*PROMPT*: Gather every line below where "this" appears.

*EXTRACTED MATERIAL*:

========

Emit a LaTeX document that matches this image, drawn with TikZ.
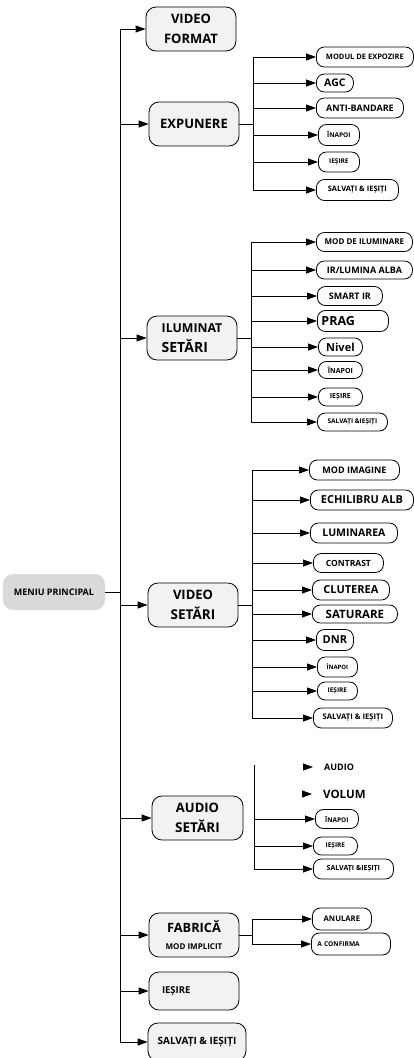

========

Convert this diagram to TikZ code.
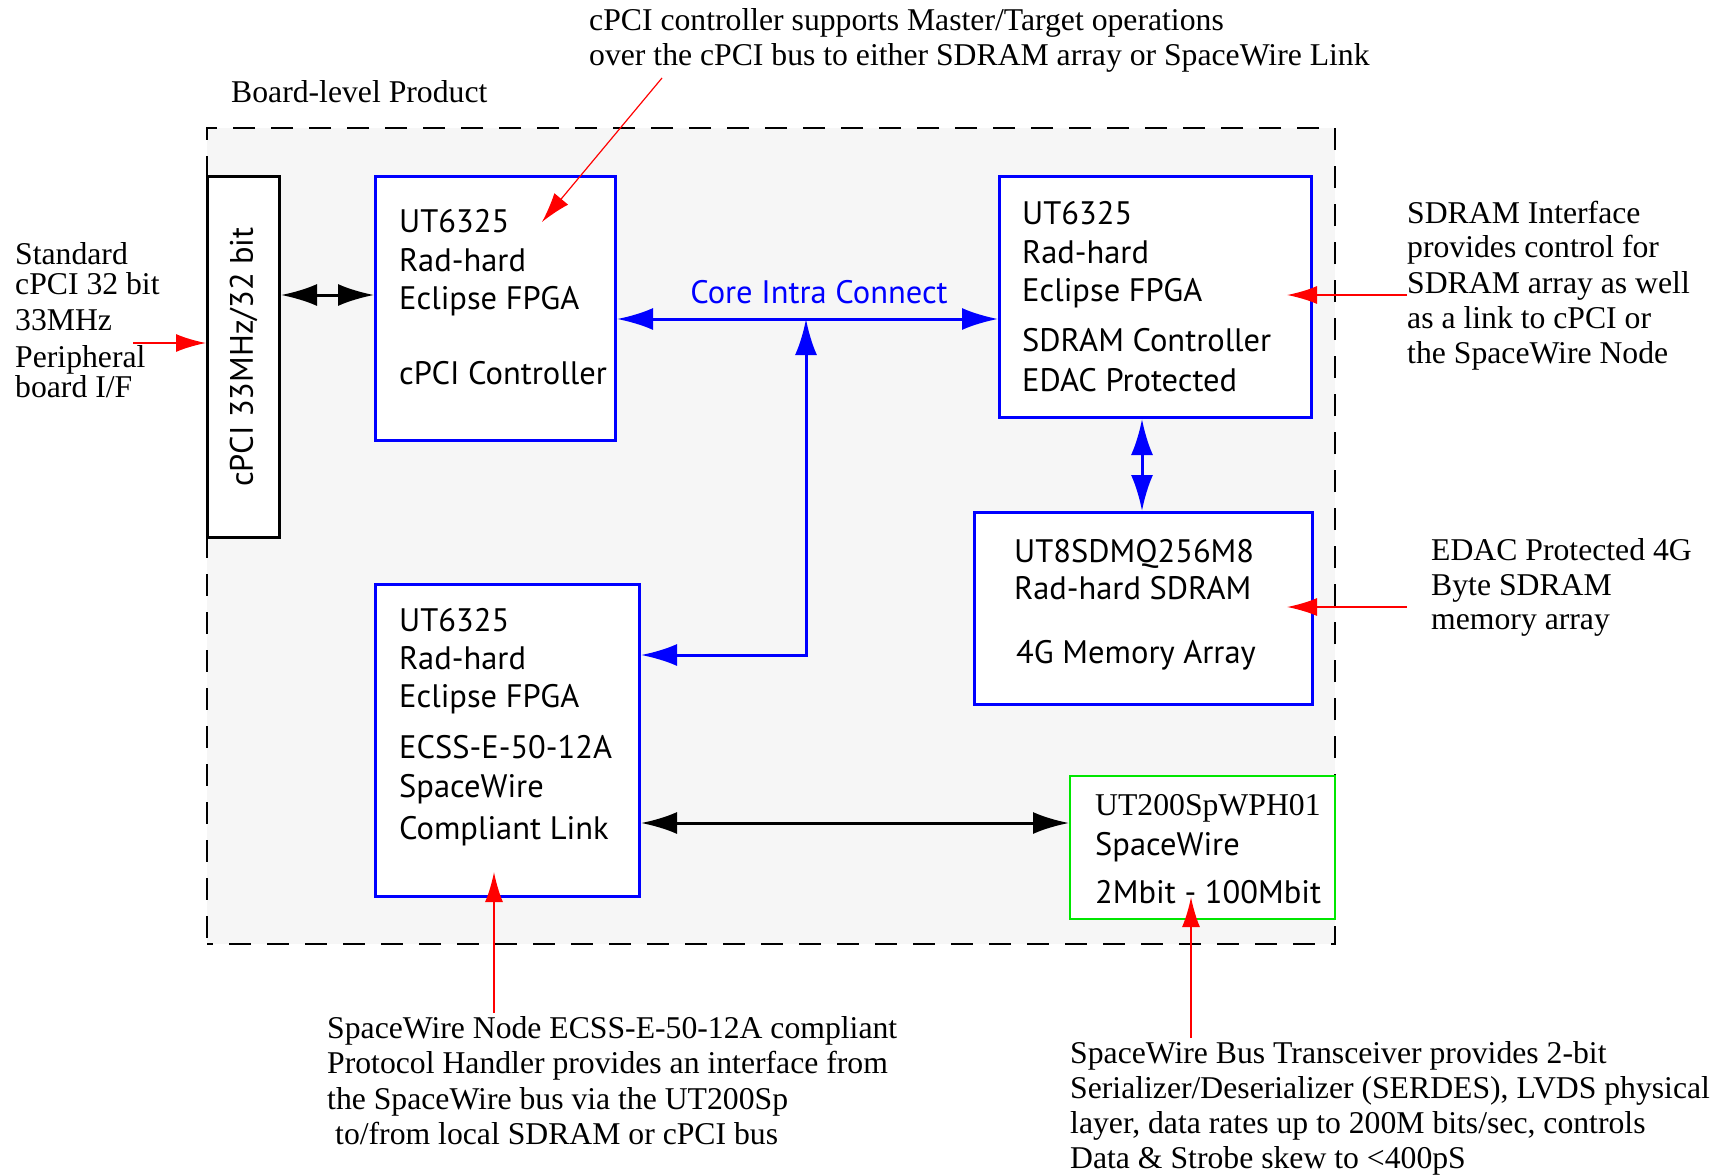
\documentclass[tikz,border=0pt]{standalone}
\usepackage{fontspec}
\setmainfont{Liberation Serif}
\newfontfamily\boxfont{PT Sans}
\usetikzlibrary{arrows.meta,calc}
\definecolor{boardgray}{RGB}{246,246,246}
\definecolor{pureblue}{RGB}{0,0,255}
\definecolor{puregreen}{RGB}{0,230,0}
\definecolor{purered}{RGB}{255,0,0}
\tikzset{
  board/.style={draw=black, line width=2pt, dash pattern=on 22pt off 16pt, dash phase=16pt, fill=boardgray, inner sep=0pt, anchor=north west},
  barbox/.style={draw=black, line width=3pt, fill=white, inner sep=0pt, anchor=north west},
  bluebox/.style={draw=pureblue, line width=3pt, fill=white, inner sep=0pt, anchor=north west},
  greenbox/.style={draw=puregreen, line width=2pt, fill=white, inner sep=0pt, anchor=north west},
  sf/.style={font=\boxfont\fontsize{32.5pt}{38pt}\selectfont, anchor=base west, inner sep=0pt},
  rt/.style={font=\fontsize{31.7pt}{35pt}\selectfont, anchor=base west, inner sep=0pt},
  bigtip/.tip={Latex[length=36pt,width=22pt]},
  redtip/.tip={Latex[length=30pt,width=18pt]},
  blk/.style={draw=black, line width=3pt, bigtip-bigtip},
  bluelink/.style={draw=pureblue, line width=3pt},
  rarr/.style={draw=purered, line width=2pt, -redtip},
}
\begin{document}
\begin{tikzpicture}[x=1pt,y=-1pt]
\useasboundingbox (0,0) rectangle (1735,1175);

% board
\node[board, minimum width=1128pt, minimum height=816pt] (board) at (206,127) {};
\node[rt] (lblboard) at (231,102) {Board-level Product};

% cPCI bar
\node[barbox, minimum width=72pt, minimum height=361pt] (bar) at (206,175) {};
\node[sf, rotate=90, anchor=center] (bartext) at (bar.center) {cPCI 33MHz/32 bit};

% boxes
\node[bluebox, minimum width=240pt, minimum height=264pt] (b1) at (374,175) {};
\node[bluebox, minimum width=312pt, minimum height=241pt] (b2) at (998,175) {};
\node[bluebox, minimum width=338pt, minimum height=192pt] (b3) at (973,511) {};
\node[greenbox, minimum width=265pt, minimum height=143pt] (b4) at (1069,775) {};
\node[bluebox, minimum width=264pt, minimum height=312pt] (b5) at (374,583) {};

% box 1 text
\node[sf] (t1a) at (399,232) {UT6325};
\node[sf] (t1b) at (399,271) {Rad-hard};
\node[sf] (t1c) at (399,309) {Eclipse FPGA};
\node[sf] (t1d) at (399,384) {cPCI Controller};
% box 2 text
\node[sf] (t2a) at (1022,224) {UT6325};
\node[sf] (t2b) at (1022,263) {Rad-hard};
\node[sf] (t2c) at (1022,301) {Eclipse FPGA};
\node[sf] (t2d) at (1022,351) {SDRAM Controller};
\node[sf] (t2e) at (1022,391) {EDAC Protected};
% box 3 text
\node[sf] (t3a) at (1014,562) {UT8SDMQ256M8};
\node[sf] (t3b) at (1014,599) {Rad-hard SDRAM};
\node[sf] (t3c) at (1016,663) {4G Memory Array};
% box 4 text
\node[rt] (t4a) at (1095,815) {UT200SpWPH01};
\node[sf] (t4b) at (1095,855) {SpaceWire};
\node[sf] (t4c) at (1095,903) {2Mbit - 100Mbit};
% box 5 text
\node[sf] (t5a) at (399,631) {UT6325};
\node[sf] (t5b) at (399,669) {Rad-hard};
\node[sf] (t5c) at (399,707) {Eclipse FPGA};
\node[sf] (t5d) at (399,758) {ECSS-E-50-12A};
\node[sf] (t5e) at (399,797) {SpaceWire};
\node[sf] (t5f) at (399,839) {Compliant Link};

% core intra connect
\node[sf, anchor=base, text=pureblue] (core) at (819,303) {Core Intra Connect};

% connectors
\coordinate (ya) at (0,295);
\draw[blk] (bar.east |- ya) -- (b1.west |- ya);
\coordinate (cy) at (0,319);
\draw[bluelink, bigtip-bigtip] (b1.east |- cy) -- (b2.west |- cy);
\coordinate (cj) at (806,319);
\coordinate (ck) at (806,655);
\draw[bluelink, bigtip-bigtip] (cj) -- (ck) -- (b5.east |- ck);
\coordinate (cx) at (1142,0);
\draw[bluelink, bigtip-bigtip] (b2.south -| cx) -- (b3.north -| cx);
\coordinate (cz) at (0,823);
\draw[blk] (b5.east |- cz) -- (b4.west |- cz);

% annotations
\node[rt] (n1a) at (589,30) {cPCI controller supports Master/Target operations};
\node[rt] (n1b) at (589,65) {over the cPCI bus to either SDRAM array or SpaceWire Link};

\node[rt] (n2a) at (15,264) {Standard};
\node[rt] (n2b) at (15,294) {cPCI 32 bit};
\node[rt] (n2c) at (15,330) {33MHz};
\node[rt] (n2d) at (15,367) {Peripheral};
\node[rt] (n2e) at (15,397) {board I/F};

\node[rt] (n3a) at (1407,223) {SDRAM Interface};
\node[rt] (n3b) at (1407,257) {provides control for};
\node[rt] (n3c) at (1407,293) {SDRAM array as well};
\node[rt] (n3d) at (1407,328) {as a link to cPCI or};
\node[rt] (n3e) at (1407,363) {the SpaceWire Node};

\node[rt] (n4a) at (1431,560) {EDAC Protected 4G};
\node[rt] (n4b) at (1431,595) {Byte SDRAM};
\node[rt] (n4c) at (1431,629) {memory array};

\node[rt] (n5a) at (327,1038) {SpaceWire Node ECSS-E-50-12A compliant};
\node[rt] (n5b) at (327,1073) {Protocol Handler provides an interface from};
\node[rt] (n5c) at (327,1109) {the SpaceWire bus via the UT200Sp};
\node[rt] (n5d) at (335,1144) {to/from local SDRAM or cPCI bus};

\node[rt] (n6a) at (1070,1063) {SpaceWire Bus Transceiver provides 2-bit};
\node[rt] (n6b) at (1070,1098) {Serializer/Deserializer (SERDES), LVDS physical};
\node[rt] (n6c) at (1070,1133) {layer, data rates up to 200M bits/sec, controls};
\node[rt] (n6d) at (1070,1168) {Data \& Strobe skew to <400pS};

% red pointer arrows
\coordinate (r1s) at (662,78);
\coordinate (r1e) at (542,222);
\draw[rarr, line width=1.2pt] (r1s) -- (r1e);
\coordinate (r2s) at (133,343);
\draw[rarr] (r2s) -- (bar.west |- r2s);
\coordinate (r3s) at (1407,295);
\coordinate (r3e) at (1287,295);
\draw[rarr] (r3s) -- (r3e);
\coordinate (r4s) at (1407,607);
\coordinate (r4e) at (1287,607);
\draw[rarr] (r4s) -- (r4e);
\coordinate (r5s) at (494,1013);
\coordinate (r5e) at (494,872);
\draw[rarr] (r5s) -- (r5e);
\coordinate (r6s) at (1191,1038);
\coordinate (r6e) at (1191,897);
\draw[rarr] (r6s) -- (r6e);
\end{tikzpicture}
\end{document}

========

*TASK SOLUTION*:
Emit a LaTeX document that matches this image, drawn with TikZ.
Convert this diagram to TikZ code.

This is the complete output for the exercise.